━━━━━ Provided material

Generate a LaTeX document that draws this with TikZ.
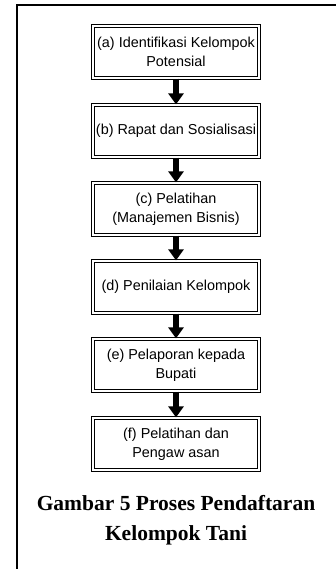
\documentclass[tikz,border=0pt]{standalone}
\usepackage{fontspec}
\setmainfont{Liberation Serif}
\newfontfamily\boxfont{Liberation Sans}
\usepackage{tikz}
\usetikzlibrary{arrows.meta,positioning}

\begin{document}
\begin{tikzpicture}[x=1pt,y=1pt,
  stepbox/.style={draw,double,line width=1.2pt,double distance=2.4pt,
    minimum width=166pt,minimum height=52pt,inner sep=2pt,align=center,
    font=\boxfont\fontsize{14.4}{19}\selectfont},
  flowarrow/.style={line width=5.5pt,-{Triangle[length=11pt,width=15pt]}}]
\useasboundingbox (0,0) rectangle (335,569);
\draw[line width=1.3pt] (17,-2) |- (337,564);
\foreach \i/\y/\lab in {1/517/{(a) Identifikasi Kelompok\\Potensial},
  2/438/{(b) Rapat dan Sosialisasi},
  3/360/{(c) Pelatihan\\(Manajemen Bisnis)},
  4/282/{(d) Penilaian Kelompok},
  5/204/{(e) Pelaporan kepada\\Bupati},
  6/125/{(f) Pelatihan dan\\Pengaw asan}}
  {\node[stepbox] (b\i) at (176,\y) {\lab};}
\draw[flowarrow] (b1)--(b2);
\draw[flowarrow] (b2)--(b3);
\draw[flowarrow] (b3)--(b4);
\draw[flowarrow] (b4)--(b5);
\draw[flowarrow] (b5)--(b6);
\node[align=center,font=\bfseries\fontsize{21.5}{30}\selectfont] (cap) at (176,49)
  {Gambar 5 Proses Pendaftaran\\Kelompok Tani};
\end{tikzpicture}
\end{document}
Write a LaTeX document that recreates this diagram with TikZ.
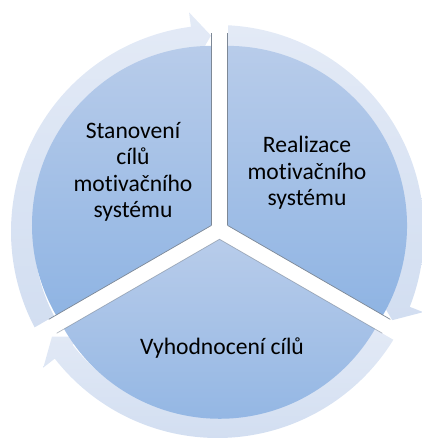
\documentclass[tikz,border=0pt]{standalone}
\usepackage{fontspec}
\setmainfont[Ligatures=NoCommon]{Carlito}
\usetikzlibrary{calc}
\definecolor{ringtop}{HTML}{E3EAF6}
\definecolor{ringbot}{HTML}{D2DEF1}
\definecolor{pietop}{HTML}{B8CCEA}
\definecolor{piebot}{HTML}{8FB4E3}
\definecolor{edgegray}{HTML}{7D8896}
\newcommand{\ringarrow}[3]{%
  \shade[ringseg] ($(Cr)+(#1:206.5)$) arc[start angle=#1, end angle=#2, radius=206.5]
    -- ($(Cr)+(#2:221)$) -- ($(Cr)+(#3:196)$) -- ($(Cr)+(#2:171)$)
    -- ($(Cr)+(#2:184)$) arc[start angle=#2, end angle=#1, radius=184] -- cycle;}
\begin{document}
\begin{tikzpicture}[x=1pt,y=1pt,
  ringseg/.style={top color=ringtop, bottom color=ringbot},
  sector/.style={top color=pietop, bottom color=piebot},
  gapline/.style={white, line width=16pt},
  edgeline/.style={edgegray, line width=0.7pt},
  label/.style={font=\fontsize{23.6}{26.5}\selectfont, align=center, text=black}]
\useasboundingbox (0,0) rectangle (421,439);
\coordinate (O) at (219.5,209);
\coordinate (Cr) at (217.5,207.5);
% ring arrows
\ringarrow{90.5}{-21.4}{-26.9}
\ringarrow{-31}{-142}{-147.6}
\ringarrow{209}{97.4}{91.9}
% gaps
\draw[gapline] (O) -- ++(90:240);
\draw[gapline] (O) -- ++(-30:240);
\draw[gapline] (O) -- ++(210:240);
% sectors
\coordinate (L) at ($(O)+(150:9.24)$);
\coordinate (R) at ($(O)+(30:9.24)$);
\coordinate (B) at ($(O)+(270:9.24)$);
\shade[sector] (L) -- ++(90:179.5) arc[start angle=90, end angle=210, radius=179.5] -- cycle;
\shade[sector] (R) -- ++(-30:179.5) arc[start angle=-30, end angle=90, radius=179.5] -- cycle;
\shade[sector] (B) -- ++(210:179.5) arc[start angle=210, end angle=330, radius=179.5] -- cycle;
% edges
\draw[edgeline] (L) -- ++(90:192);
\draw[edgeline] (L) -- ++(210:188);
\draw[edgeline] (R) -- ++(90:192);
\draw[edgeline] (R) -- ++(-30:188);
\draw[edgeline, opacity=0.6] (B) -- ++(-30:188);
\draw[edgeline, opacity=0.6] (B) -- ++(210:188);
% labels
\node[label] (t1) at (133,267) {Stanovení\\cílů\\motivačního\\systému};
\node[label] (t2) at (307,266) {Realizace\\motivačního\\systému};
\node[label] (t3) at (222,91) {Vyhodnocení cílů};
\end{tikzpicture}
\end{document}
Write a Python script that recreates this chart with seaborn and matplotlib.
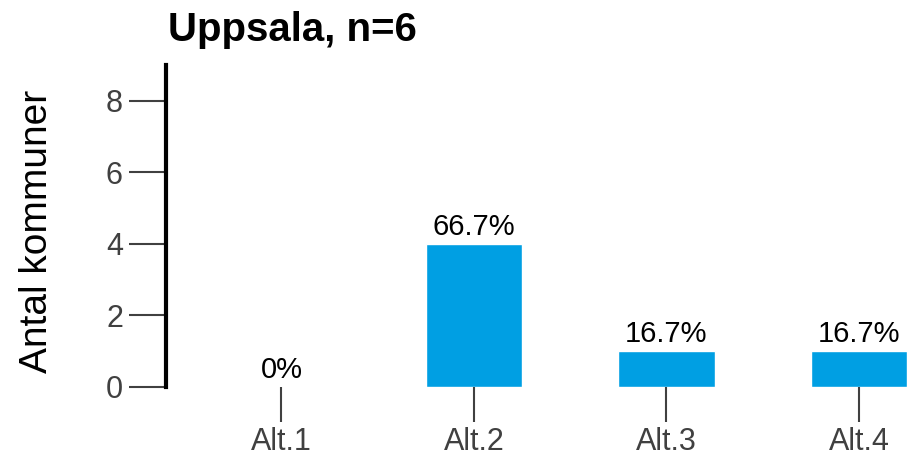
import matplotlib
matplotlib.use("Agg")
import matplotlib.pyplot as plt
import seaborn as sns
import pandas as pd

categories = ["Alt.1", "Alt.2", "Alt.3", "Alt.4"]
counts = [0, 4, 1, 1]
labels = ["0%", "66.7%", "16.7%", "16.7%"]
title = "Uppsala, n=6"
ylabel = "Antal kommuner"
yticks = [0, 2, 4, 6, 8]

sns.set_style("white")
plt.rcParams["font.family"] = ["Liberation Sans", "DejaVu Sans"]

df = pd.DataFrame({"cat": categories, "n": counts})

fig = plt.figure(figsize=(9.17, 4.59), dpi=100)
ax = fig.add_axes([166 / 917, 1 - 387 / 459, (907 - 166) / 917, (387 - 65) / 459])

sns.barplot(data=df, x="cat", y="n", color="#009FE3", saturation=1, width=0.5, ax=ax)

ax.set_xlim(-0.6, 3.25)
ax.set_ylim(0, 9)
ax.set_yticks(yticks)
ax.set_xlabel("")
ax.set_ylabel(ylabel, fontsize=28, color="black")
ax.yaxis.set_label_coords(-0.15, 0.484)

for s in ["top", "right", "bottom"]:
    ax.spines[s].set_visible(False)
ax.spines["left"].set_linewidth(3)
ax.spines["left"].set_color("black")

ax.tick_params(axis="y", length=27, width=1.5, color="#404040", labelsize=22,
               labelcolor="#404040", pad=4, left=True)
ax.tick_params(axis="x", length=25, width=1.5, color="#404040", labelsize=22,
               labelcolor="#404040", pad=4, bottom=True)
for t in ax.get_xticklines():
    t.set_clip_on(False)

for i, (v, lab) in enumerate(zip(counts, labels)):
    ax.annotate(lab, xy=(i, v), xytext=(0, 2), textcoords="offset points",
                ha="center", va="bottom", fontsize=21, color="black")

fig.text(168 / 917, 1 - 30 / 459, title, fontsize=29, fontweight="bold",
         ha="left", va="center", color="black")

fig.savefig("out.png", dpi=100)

━━━━━━━━━━

= Task to carry out =
Take the entries shown above and quote them verbatim, passing over the pictures.

= The output =
Generate a LaTeX document that draws this with TikZ.
\documentclass[tikz,border=0pt]{standalone}
\usepackage{fontspec}
\setmainfont{Liberation Serif}
\newfontfamily\boxfont{Liberation Sans}
\usepackage{tikz}
\usetikzlibrary{arrows.meta,positioning}

\begin{document}
\begin{tikzpicture}[x=1pt,y=1pt,
  stepbox/.style={draw,double,line width=1.2pt,double distance=2.4pt,
    minimum width=166pt,minimum height=52pt,inner sep=2pt,align=center,
    font=\boxfont\fontsize{14.4}{19}\selectfont},
  flowarrow/.style={line width=5.5pt,-{Triangle[length=11pt,width=15pt]}}]
\useasboundingbox (0,0) rectangle (335,569);
\draw[line width=1.3pt] (17,-2) |- (337,564);
\foreach \i/\y/\lab in {1/517/{(a) Identifikasi Kelompok\\Potensial},
  2/438/{(b) Rapat dan Sosialisasi},
  3/360/{(c) Pelatihan\\(Manajemen Bisnis)},
  4/282/{(d) Penilaian Kelompok},
  5/204/{(e) Pelaporan kepada\\Bupati},
  6/125/{(f) Pelatihan dan\\Pengaw asan}}
  {\node[stepbox] (b\i) at (176,\y) {\lab};}
\draw[flowarrow] (b1)--(b2);
\draw[flowarrow] (b2)--(b3);
\draw[flowarrow] (b3)--(b4);
\draw[flowarrow] (b4)--(b5);
\draw[flowarrow] (b5)--(b6);
\node[align=center,font=\bfseries\fontsize{21.5}{30}\selectfont] (cap) at (176,49)
  {Gambar 5 Proses Pendaftaran\\Kelompok Tani};
\end{tikzpicture}
\end{document}
Write a LaTeX document that recreates this diagram with TikZ.
\documentclass[tikz,border=0pt]{standalone}
\usepackage{fontspec}
\setmainfont[Ligatures=NoCommon]{Carlito}
\usetikzlibrary{calc}
\definecolor{ringtop}{HTML}{E3EAF6}
\definecolor{ringbot}{HTML}{D2DEF1}
\definecolor{pietop}{HTML}{B8CCEA}
\definecolor{piebot}{HTML}{8FB4E3}
\definecolor{edgegray}{HTML}{7D8896}
\newcommand{\ringarrow}[3]{%
  \shade[ringseg] ($(Cr)+(#1:206.5)$) arc[start angle=#1, end angle=#2, radius=206.5]
    -- ($(Cr)+(#2:221)$) -- ($(Cr)+(#3:196)$) -- ($(Cr)+(#2:171)$)
    -- ($(Cr)+(#2:184)$) arc[start angle=#2, end angle=#1, radius=184] -- cycle;}
\begin{document}
\begin{tikzpicture}[x=1pt,y=1pt,
  ringseg/.style={top color=ringtop, bottom color=ringbot},
  sector/.style={top color=pietop, bottom color=piebot},
  gapline/.style={white, line width=16pt},
  edgeline/.style={edgegray, line width=0.7pt},
  label/.style={font=\fontsize{23.6}{26.5}\selectfont, align=center, text=black}]
\useasboundingbox (0,0) rectangle (421,439);
\coordinate (O) at (219.5,209);
\coordinate (Cr) at (217.5,207.5);
% ring arrows
\ringarrow{90.5}{-21.4}{-26.9}
\ringarrow{-31}{-142}{-147.6}
\ringarrow{209}{97.4}{91.9}
% gaps
\draw[gapline] (O) -- ++(90:240);
\draw[gapline] (O) -- ++(-30:240);
\draw[gapline] (O) -- ++(210:240);
% sectors
\coordinate (L) at ($(O)+(150:9.24)$);
\coordinate (R) at ($(O)+(30:9.24)$);
\coordinate (B) at ($(O)+(270:9.24)$);
\shade[sector] (L) -- ++(90:179.5) arc[start angle=90, end angle=210, radius=179.5] -- cycle;
\shade[sector] (R) -- ++(-30:179.5) arc[start angle=-30, end angle=90, radius=179.5] -- cycle;
\shade[sector] (B) -- ++(210:179.5) arc[start angle=210, end angle=330, radius=179.5] -- cycle;
% edges
\draw[edgeline] (L) -- ++(90:192);
\draw[edgeline] (L) -- ++(210:188);
\draw[edgeline] (R) -- ++(90:192);
\draw[edgeline] (R) -- ++(-30:188);
\draw[edgeline, opacity=0.6] (B) -- ++(-30:188);
\draw[edgeline, opacity=0.6] (B) -- ++(210:188);
% labels
\node[label] (t1) at (133,267) {Stanovení\\cílů\\motivačního\\systému};
\node[label] (t2) at (307,266) {Realizace\\motivačního\\systému};
\node[label] (t3) at (222,91) {Vyhodnocení cílů};
\end{tikzpicture}
\end{document}
Write a Python script that recreates this chart with seaborn and matplotlib.
import matplotlib
matplotlib.use("Agg")
import matplotlib.pyplot as plt
import seaborn as sns
import pandas as pd

categories = ["Alt.1", "Alt.2", "Alt.3", "Alt.4"]
counts = [0, 4, 1, 1]
labels = ["0%", "66.7%", "16.7%", "16.7%"]
title = "Uppsala, n=6"
ylabel = "Antal kommuner"
yticks = [0, 2, 4, 6, 8]

sns.set_style("white")
plt.rcParams["font.family"] = ["Liberation Sans", "DejaVu Sans"]

df = pd.DataFrame({"cat": categories, "n": counts})

fig = plt.figure(figsize=(9.17, 4.59), dpi=100)
ax = fig.add_axes([166 / 917, 1 - 387 / 459, (907 - 166) / 917, (387 - 65) / 459])

sns.barplot(data=df, x="cat", y="n", color="#009FE3", saturation=1, width=0.5, ax=ax)

ax.set_xlim(-0.6, 3.25)
ax.set_ylim(0, 9)
ax.set_yticks(yticks)
ax.set_xlabel("")
ax.set_ylabel(ylabel, fontsize=28, color="black")
ax.yaxis.set_label_coords(-0.15, 0.484)

for s in ["top", "right", "bottom"]:
    ax.spines[s].set_visible(False)
ax.spines["left"].set_linewidth(3)
ax.spines["left"].set_color("black")

ax.tick_params(axis="y", length=27, width=1.5, color="#404040", labelsize=22,
               labelcolor="#404040", pad=4, left=True)
ax.tick_params(axis="x", length=25, width=1.5, color="#404040", labelsize=22,
               labelcolor="#404040", pad=4, bottom=True)
for t in ax.get_xticklines():
    t.set_clip_on(False)

for i, (v, lab) in enumerate(zip(counts, labels)):
    ax.annotate(lab, xy=(i, v), xytext=(0, 2), textcoords="offset points",
                ha="center", va="bottom", fontsize=21, color="black")

fig.text(168 / 917, 1 - 30 / 459, title, fontsize=29, fontweight="bold",
         ha="left", va="center", color="black")

fig.savefig("out.png", dpi=100)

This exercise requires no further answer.